**THE EXERCISE**
Make an exact transcription of the material, leaving out all images.
-- Start DATA SHOWN --
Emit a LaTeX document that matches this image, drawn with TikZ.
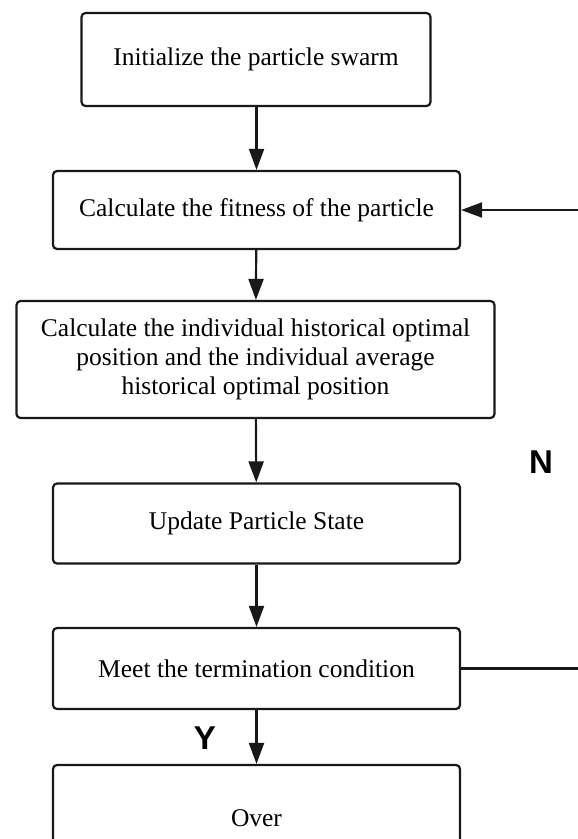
\documentclass[tikz,border=0pt]{standalone}
\usepackage{fontspec}
\setmainfont{Liberation Serif}
\newfontfamily\labelfont{Liberation Sans}
\usetikzlibrary{arrows.meta}
\begin{document}
\begin{tikzpicture}[x=1pt,y=-1pt,
  stepbox/.style={draw=black!90, line width=2.2pt, rounded corners=4pt,
    align=center, inner sep=0pt, font=\fontsize{25.5}{29}\selectfont},
  flow/.style={draw=black!90, line width=2.2pt,
    -{Triangle[length=21pt,width=15pt]}},
  yn/.style={font=\labelfont\bfseries\fontsize{33}{33}\selectfont}]
\useasboundingbox (0,0) rectangle (578,839);
\clip (0,0) rectangle (578,839);
\fill[white] (0,0) rectangle (578,839);

\node[stepbox, minimum width=349pt, minimum height=93pt] (init) at (256,59.5)
  {Initialize the particle swarm};
\node[stepbox, minimum width=407pt, minimum height=78pt] (fit) at (256.5,210)
  {Calculate the fitness of the particle};
\node[stepbox, minimum width=478pt, minimum height=117pt] (best) at (255.5,359.5)
  {Calculate the individual historical optimal\\
   position and the individual average\\
   historical optimal position};
\node[stepbox, minimum width=407pt, minimum height=80pt] (upd) at (256.5,523.5)
  {Update Particle State};
\node[stepbox, minimum width=407pt, minimum height=81pt] (meet) at (256.5,668.5)
  {Meet the termination condition};
\node[stepbox, minimum width=407pt, minimum height=106pt] (over) at (256.5,818)
  {Over};

\draw[flow] (init.south -| fit.north) -- (fit.north);
\draw[flow] (fit) -- (best);
\draw[flow] (best) -- (upd);
\draw[flow] (upd) -- (meet);
\draw[flow] (meet) -- (over);

% loop back when the condition is not met
\draw[flow] (meet.east) -- ++(150,0) coordinate (loop) |- (fit.east);

\node[yn] (n) at (541,462) {N};
\node[yn] (y) at (205,738) {Y};
\end{tikzpicture}
\end{document}
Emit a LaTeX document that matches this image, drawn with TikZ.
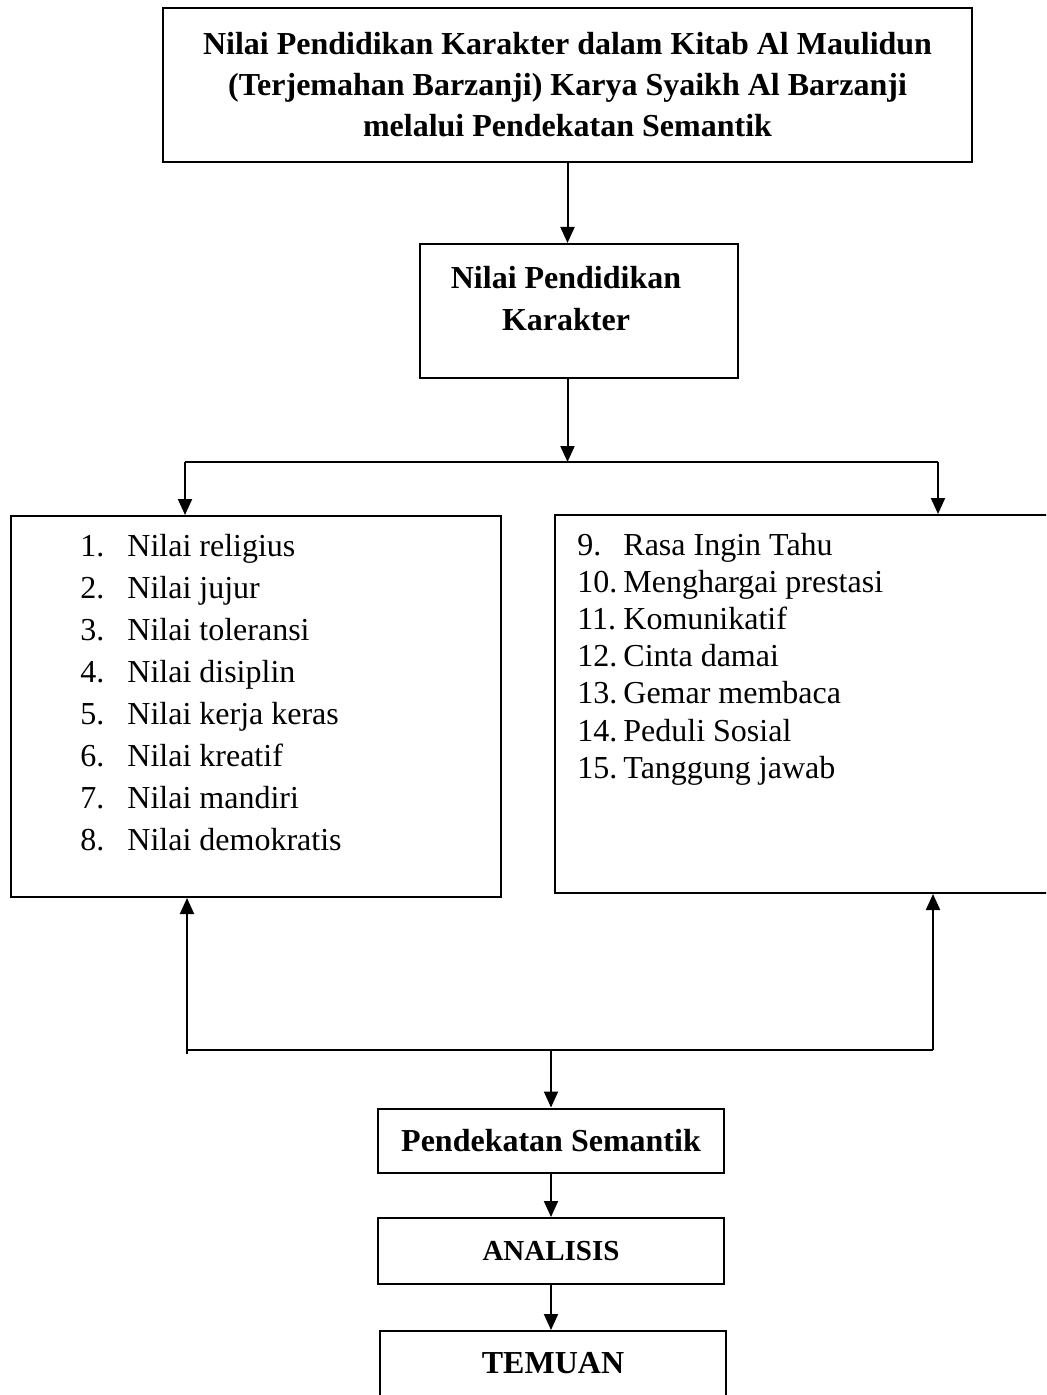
-- End DATA SHOWN --
**RESULT OF THIS TASK**
Emit a LaTeX document that matches this image, drawn with TikZ.
\documentclass[tikz,border=0pt]{standalone}
\usepackage{fontspec}
\setmainfont{Liberation Serif}
\newfontfamily\labelfont{Liberation Sans}
\usetikzlibrary{arrows.meta}
\begin{document}
\begin{tikzpicture}[x=1pt,y=-1pt,
  stepbox/.style={draw=black!90, line width=2.2pt, rounded corners=4pt,
    align=center, inner sep=0pt, font=\fontsize{25.5}{29}\selectfont},
  flow/.style={draw=black!90, line width=2.2pt,
    -{Triangle[length=21pt,width=15pt]}},
  yn/.style={font=\labelfont\bfseries\fontsize{33}{33}\selectfont}]
\useasboundingbox (0,0) rectangle (578,839);
\clip (0,0) rectangle (578,839);
\fill[white] (0,0) rectangle (578,839);

\node[stepbox, minimum width=349pt, minimum height=93pt] (init) at (256,59.5)
  {Initialize the particle swarm};
\node[stepbox, minimum width=407pt, minimum height=78pt] (fit) at (256.5,210)
  {Calculate the fitness of the particle};
\node[stepbox, minimum width=478pt, minimum height=117pt] (best) at (255.5,359.5)
  {Calculate the individual historical optimal\\
   position and the individual average\\
   historical optimal position};
\node[stepbox, minimum width=407pt, minimum height=80pt] (upd) at (256.5,523.5)
  {Update Particle State};
\node[stepbox, minimum width=407pt, minimum height=81pt] (meet) at (256.5,668.5)
  {Meet the termination condition};
\node[stepbox, minimum width=407pt, minimum height=106pt] (over) at (256.5,818)
  {Over};

\draw[flow] (init.south -| fit.north) -- (fit.north);
\draw[flow] (fit) -- (best);
\draw[flow] (best) -- (upd);
\draw[flow] (upd) -- (meet);
\draw[flow] (meet) -- (over);

% loop back when the condition is not met
\draw[flow] (meet.east) -- ++(150,0) coordinate (loop) |- (fit.east);

\node[yn] (n) at (541,462) {N};
\node[yn] (y) at (205,738) {Y};
\end{tikzpicture}
\end{document}
Emit a LaTeX document that matches this image, drawn with TikZ.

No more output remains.